Broods feeding in high quality cover may move as little as an acre each day.  Easily accessible food means less exposure to predators, and less energy diverted from growth.  Broods forced to go on longer treks for food suffer reduced survival.  Sod-bound, single-species grasslands and fields choked with years of dead vegetation won’t see much brood (or nesting) use. The bugs just aren’t there, and travel is difficult.
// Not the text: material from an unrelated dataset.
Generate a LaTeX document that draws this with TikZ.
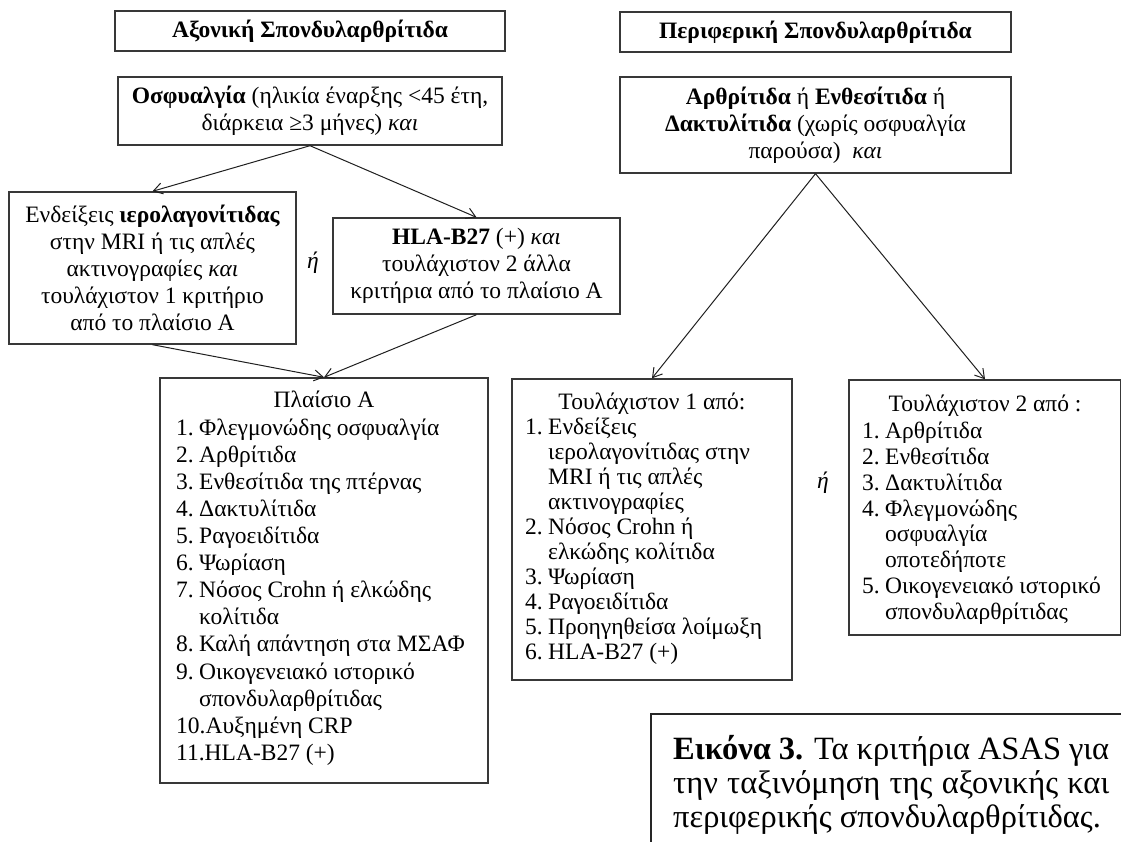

Hens and chicks need diverse cover with low to moderate stem density and plenty of bare soil to move freely from one meal to the next. Good lateral and overhead concealment is critical for brood survival from predator attack, and open vegetation at ground level allows escape if trouble arrives. That kind of early-successional structure, scattered in several places across your farm, can be provided by pairing broadleaved forbs with warm or cool-season grasses. 
 

Brood Cover Breakdown

Typical cool-season brood cover mixtures contain introduced grasses combined with legumes.  Brome with alfalfa, for example, the classic pheasant nesting cover, also provides excellent insect production for broods. Vigorous for a few years, these grasses soon begin to dominate, requiring periodic reseeding of legumes. 
 
Mixed prairie grasses, paired with native annual and perennial broadleaves, provide complex habitats for insects and ease of movement for broods, and may offer excellent nesting.  Plantings containing several grasses and 10 to 30 forbs are prime habitat for pollinators and other bugs on your brood’s menu.  It helps to have both, and broods like the junction of these and cool season covers.